■ The request:
Retype, word for word, the lines between the ones holding "Write the seaborn" and "9738, 9743, 9748, 9756, 9765, 9774, 9787, 9800]", inclusive; pictures stay out of the copy.

-- Data supplied start --

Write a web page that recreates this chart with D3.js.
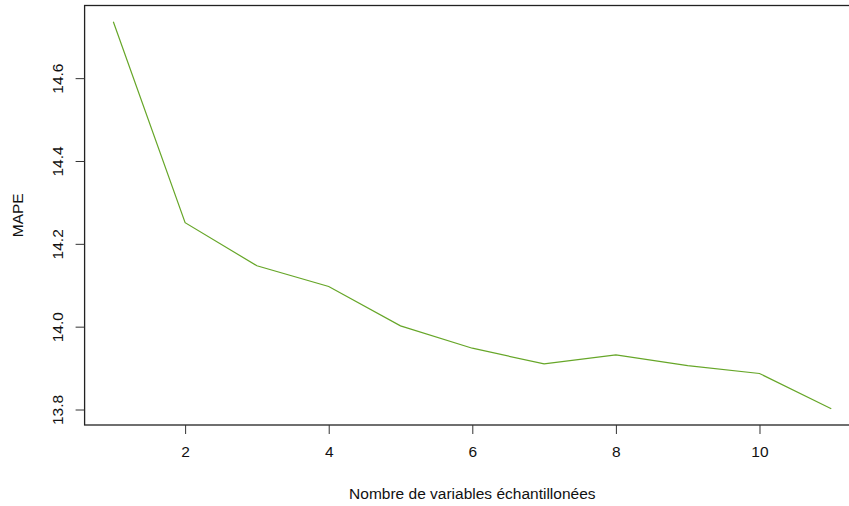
<!DOCTYPE html>
<html>
  <head>
    <style>
    body {
      font-family: Arial, "Liberation Sans", sans-serif;
      margin: 0;
      background: #fff;
      overflow: hidden;
    }
    svg { display: block; }
    </style>
  </head>
  <body>
    <script src="https://d3js.org/d3.v7.min.js"></script>
    <script>

    // nombre de variables / MAPE
    var nVars = [1, 2, 3, 4, 5, 6, 7, 8, 9, 10, 11];
    var mape = [14.736, 14.251, 14.147, 14.097, 14.002, 13.948, 13.910, 13.932, 13.906, 13.887, 13.802];
    var xTicks = [2, 4, 6, 8, 10];
    var yTicks = [13.8, 14.0, 14.2, 14.4, 14.6];

    var width = 849, height = 506;
    // le cadre dépasse à droite (image rognée)
    var pLeft = 84.6, pRight = 860, pTop = 5.5, pBottom = 425;
    var fs = "15.5px";

    var svg = d3.select("body").append("svg")
        .attr("width", width)
        .attr("height", height);

    var x = d3.scaleLinear().domain([0.6, 11.4]).range([pLeft, pRight]);
    var y = d3.scaleLinear().domain([13.7626, 14.7754]).range([pBottom, pTop]);

    // cadre
    svg.append("rect")
        .attr("x", pLeft).attr("y", pTop)
        .attr("width", pRight - pLeft).attr("height", pBottom - pTop)
        .style("fill", "none")
        .style("stroke", "#222")
        .style("stroke-width", 1.3);

    var line = d3.line()
        .x(function(d, i){ return x(nVars[i]); })
        .y(function(d){ return y(d); });

    svg.append("path")
        .datum(mape)
        .attr("d", line)
        .style("fill", "none")
        .style("stroke", "#66a628")
        .style("stroke-width", 1.2);

    // axe x
    var gx = svg.append("g")
        .attr("transform", "translate(0," + pBottom + ")")
        .call(d3.axisBottom(x).tickValues(xTicks).tickSize(9).tickPadding(12).tickFormat(d3.format("d")));
    gx.select(".domain").remove();
    gx.selectAll("line").style("stroke", "#333");
    gx.selectAll("text").style("font-size", fs).style("fill", "#111")
        .style("font-family", "Arial, 'Liberation Sans', sans-serif");

    // axe y (labels tournés comme dans R)
    var gy = svg.append("g")
        .attr("transform", "translate(" + pLeft + ",0)")
        .call(d3.axisLeft(y).tickValues(yTicks).tickSize(9).tickFormat(d3.format(".1f")));
    gy.select(".domain").remove();
    gy.selectAll("line").style("stroke", "#333");
    gy.selectAll(".tick text")
        .attr("x", 0).attr("y", 0).attr("dy", null)
        .attr("text-anchor", "middle")
        .attr("transform", "translate(-22,0) rotate(-90)")
        .style("font-size", fs).style("fill", "#111")
        .style("font-family", "Arial, 'Liberation Sans', sans-serif");

    svg.append("text")
        .attr("x", (pLeft + pRight) / 2)
        .attr("y", 499)
        .attr("text-anchor", "middle")
        .style("font-size", fs)
        .style("fill", "#111")
        .text("Nombre de variables échantillonées");

    svg.append("text")
        .attr("transform", "translate(23," + ((pTop + pBottom) / 2) + ") rotate(-90)")
        .attr("text-anchor", "middle")
        .style("font-size", fs)
        .style("fill", "#111")
        .text("MAPE");

    </script>
  </body>
</html>
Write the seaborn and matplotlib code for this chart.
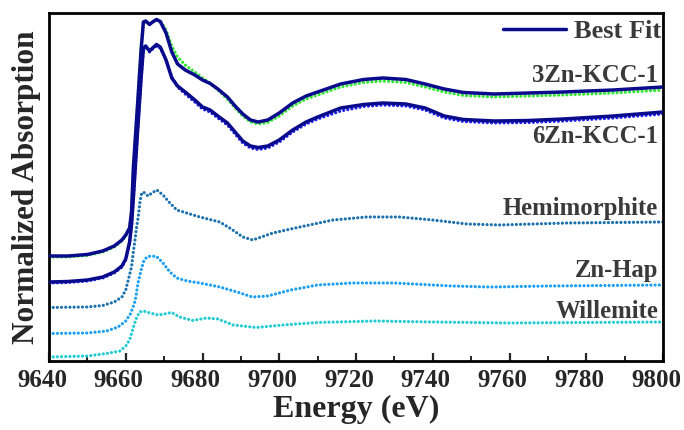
import numpy as np
import pandas as pd
import matplotlib
matplotlib.use("Agg")
import matplotlib.pyplot as plt
import matplotlib.transforms as mtransforms
from matplotlib.ticker import MultipleLocator
import seaborn as sns

# ---------------- data (normalized absorption, stacked with offsets) ----------------
energy_kcc = [9640, 9645, 9650, 9654, 9657, 9659, 9660, 9661, 9661.5, 9662,
              9663, 9664, 9664.6, 9665.2, 9666.2, 9667, 9668, 9669, 9670.5, 9672,
              9673.5, 9675.5, 9678, 9680, 9682, 9684, 9686.5, 9688.5, 9690.5, 9692.5,
              9694.5, 9697, 9700, 9703.5, 9707, 9710, 9716, 9722, 9727, 9733,
              9738, 9743, 9748, 9756, 9765, 9774, 9787, 9800]

zn3_data = [1.04, 1.04, 1.055, 1.09, 1.14, 1.20, 1.25, 1.33, 1.50, 1.95,
            2.53, 3.15, 3.39, 3.39, 3.37, 3.39, 3.41, 3.40, 3.31, 3.15,
            3.04, 2.96, 2.89, 2.83, 2.78, 2.71, 2.62, 2.53, 2.45, 2.39,
            2.37, 2.385, 2.45, 2.55, 2.62, 2.66, 2.74, 2.785, 2.80, 2.785,
            2.74, 2.69, 2.655, 2.64, 2.65, 2.66, 2.68, 2.71]
zn3_fit = [1.05, 1.05, 1.065, 1.10, 1.15, 1.21, 1.26, 1.33, 1.49, 1.94,
           2.52, 3.11, 3.39, 3.40, 3.365, 3.39, 3.415, 3.395, 3.28, 3.09,
           2.97, 2.91, 2.86, 2.81, 2.775, 2.72, 2.64, 2.55, 2.47, 2.41,
           2.39, 2.41, 2.48, 2.58, 2.65, 2.69, 2.77, 2.815, 2.83, 2.815,
           2.77, 2.72, 2.685, 2.67, 2.68, 2.69, 2.71, 2.74]

zn6_data = [0.78, 0.785, 0.80, 0.83, 0.88, 0.94, 1.01, 1.18, 1.35, 1.63,
            2.24, 2.82, 3.12, 3.14, 3.09, 3.12, 3.15, 3.13, 3.01, 2.84,
            2.74, 2.67, 2.59, 2.52, 2.49, 2.43, 2.36, 2.27, 2.18, 2.13,
            2.115, 2.13, 2.19, 2.29, 2.37, 2.42, 2.50, 2.545, 2.56, 2.55,
            2.51, 2.43, 2.395, 2.38, 2.385, 2.40, 2.43, 2.47]
zn6_fit = [0.79, 0.795, 0.81, 0.84, 0.89, 0.95, 1.02, 1.19, 1.36, 1.64,
           2.25, 2.83, 3.13, 3.15, 3.10, 3.13, 3.165, 3.14, 3.01, 2.83,
           2.75, 2.69, 2.61, 2.54, 2.51, 2.45, 2.38, 2.29, 2.20, 2.15,
           2.135, 2.15, 2.21, 2.31, 2.39, 2.44, 2.53, 2.565, 2.58, 2.57,
           2.53, 2.45, 2.415, 2.40, 2.405, 2.42, 2.45, 2.49]

energy_hemi = [9640, 9650, 9654, 9657, 9659, 9660, 9660.65, 9661.5, 9661.95, 9662.4,
               9662.8, 9663.25, 9663.7, 9664.1, 9664.6, 9665.8, 9666.8, 9668.1, 9669.7, 9671.5,
               9673.3, 9675.9, 9679.3, 9684.5, 9687.5, 9690.5, 9693.1, 9698.3, 9705.4, 9714,
               9722.8, 9731.4, 9740, 9748.9, 9757.4, 9775, 9800]
hemimorphite = [0.535, 0.54, 0.555, 0.59, 0.64, 0.71, 0.81, 0.94, 1.08, 1.21,
                1.33, 1.44, 1.59, 1.67, 1.69, 1.65, 1.68, 1.71, 1.66, 1.58,
                1.51, 1.48, 1.44, 1.39, 1.32, 1.24, 1.21, 1.28, 1.34, 1.41,
                1.44, 1.44, 1.41, 1.37, 1.36, 1.38, 1.39]

energy_hap = [9640, 9650, 9655, 9658, 9660, 9661.2, 9662, 9662.5, 9663.2, 9664,
              9664.7, 9665.5, 9666.5, 9668, 9669.5, 9671.5, 9673.3, 9676, 9679.3, 9684.5,
              9689, 9693, 9697, 9703, 9710, 9719, 9730, 9745, 9755, 9770, 9800]
zn_hap = [0.275, 0.28, 0.30, 0.34, 0.40, 0.47, 0.55, 0.61, 0.78, 0.91,
          1.00, 1.04, 1.05, 1.045, 0.99, 0.89, 0.83, 0.80, 0.78, 0.74,
          0.69, 0.64, 0.65, 0.71, 0.76, 0.78, 0.78, 0.75, 0.74, 0.75, 0.76]

energy_will = [9640, 9650, 9655, 9658.5, 9660, 9661, 9662, 9662.8, 9663.6, 9664.6,
               9666.3, 9668.5, 9670, 9672, 9674, 9677.5, 9681, 9684, 9688, 9694,
               9701, 9710, 9725, 9740, 9760, 9780, 9800]
willemite = [0.04, 0.05, 0.075, 0.10, 0.15, 0.21, 0.34, 0.43, 0.49, 0.50,
             0.48, 0.46, 0.47, 0.485, 0.44, 0.405, 0.43, 0.42, 0.36, 0.335,
             0.36, 0.385, 0.40, 0.39, 0.38, 0.385, 0.39]

series_labels = ["3Zn-KCC-1", "6Zn-KCC-1", "Hemimorphite", "Zn-Hap", "Willemite"]
label_baselines = [0.8026, 0.6256, 0.4195, 0.2422, 0.1227]  # axes fraction
x_ticks = [9640, 9660, 9680, 9700, 9720, 9740, 9760, 9780, 9800]

# ---------------- style ----------------
sns.set_style("ticks")
plt.rcParams["font.family"] = ["Liberation Serif", "DejaVu Serif"]
plt.rcParams["font.weight"] = "bold"

NAVY = "#0a0a8c"
GREEN = "#2ee82e"
BLUE = "#1c1cf5"
C_HEMI = "#1b70ae"
C_HAP = "#1a9ff2"
C_WILL = "#22cbd4"
TXT = "#3a3a3a"

fig = plt.figure(figsize=(6.84, 4.30), dpi=100)
ax = fig.add_axes([49 / 684, 1 - 361 / 430, 614 / 684, 348 / 430])


def draw(E, y, color, dotted, label=None, z=2):
    df = pd.DataFrame({"E": E, "A": y})
    if dotted:
        kw = dict(linestyle=(0, (0.01, 1.3)), dash_capstyle="round", lw=2.3)
    else:
        kw = dict(linestyle="-", lw=2.5, solid_capstyle="round", solid_joinstyle="round")
    sns.lineplot(data=df, x="E", y="A", color=color, ax=ax, label=label,
                 sort=False, estimator=None, zorder=z, **kw)


draw(energy_will, willemite, C_WILL, True)
draw(energy_hap, zn_hap, C_HAP, True)
draw(energy_hemi, hemimorphite, C_HEMI, True)
draw(energy_kcc, zn6_data, BLUE, True)
draw(energy_kcc, zn3_data, GREEN, True)
draw(energy_kcc, zn6_fit, NAVY, False, z=3)
draw(energy_kcc, zn3_fit, NAVY, False, label="Best Fit", z=3)

ax.set_xlim(9640, 9800)
ax.set_ylim(0, 3.48)
ax.set_xticks(x_ticks)
ax.xaxis.set_minor_locator(MultipleLocator(10))
ax.set_yticks([])
ax.tick_params(axis="x", which="major", direction="in", length=6, width=1.6,
               labelsize=18, pad=6, top=False)
ax.tick_params(axis="x", which="minor", direction="in", length=3.5, width=1.4, top=False)
shift = mtransforms.ScaledTranslation(-7 / 100, 0, fig.dpi_scale_trans)
for lab in ax.get_xticklabels():
    lab.set_fontweight("bold")
    lab.set_transform(lab.get_transform() + shift)
for s in ax.spines.values():
    s.set_linewidth(2.0)
    s.set_color("black")

ax.set_xlabel("Energy (eV)", fontsize=23, fontweight="bold", labelpad=2)
ax.set_ylabel("Normalized Absorption", fontsize=22.5, fontweight="bold", labelpad=6)

for name, yb in zip(series_labels, label_baselines):
    ax.text(0.992, yb, name, transform=ax.transAxes, ha="right", va="baseline",
            fontsize=17.8, fontweight="bold", color=TXT)

leg = ax.legend(loc="center right", bbox_to_anchor=(0.997, 0.948), frameon=False,
                fontsize=19, handlelength=2.4, handletextpad=0.3,
                borderpad=0, borderaxespad=0)
for t in leg.get_texts():
    t.set_color(TXT)
    t.set_fontweight("bold")

fig.savefig("out.png", dpi=100)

-- Data supplied end --

■ Solution to this task:
Write the seaborn and matplotlib code for this chart.
import numpy as np
import pandas as pd
import matplotlib
matplotlib.use("Agg")
import matplotlib.pyplot as plt
import matplotlib.transforms as mtransforms
from matplotlib.ticker import MultipleLocator
import seaborn as sns

# ---------------- data (normalized absorption, stacked with offsets) ----------------
energy_kcc = [9640, 9645, 9650, 9654, 9657, 9659, 9660, 9661, 9661.5, 9662,
              9663, 9664, 9664.6, 9665.2, 9666.2, 9667, 9668, 9669, 9670.5, 9672,
              9673.5, 9675.5, 9678, 9680, 9682, 9684, 9686.5, 9688.5, 9690.5, 9692.5,
              9694.5, 9697, 9700, 9703.5, 9707, 9710, 9716, 9722, 9727, 9733,
              9738, 9743, 9748, 9756, 9765, 9774, 9787, 9800]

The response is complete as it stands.